WRITTEN REQUEST »
Wherever the string "this" occurs in a line of these records, report that line.

TASK INPUTS »
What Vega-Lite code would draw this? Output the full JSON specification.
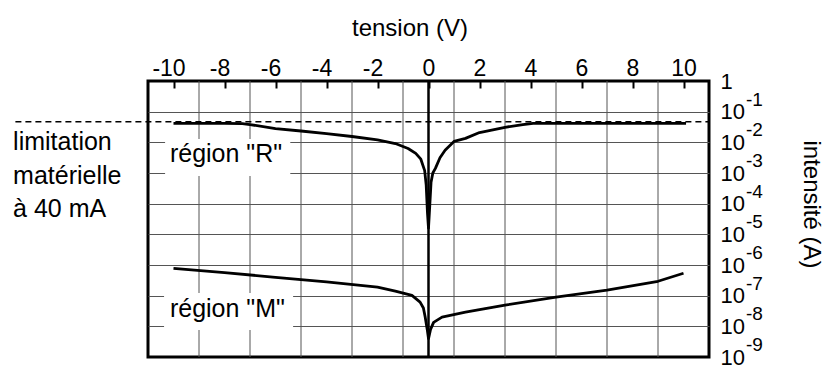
--
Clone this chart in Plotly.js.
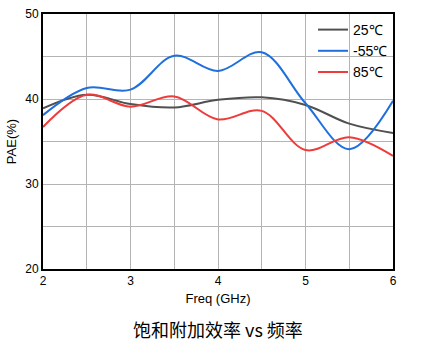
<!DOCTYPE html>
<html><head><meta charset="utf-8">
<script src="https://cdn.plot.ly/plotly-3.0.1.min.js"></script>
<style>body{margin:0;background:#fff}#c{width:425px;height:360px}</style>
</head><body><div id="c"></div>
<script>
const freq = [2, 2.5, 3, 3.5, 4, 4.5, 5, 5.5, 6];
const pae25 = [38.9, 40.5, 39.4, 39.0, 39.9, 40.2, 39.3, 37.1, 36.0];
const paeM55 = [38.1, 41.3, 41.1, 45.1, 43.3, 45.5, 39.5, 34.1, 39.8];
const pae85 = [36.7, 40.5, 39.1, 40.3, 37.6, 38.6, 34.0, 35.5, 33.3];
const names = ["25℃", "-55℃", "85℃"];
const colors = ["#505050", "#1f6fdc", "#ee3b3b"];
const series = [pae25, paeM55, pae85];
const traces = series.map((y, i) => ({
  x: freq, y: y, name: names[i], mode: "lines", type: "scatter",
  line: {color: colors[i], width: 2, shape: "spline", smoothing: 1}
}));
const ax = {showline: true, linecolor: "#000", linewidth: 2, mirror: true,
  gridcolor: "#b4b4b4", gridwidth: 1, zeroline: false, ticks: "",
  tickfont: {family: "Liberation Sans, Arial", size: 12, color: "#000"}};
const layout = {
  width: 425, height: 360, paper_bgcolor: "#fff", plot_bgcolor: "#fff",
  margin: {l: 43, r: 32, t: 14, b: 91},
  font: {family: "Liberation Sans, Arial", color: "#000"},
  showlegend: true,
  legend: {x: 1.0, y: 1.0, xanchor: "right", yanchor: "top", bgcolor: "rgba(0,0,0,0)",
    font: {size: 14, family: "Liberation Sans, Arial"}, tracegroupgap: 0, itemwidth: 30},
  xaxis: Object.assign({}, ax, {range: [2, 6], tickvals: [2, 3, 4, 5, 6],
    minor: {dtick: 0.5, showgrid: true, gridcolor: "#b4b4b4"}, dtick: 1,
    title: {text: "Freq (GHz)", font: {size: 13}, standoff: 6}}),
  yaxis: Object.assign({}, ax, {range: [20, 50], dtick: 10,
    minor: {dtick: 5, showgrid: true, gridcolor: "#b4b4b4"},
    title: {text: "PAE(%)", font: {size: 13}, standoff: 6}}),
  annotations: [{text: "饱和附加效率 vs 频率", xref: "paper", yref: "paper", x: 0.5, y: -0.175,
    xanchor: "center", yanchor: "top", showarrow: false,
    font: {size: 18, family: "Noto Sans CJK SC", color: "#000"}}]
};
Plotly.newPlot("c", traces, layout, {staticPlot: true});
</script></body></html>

FINAL RESULT »
What Vega-Lite code would draw this? Output the full JSON specification.
Clone this chart in Plotly.js.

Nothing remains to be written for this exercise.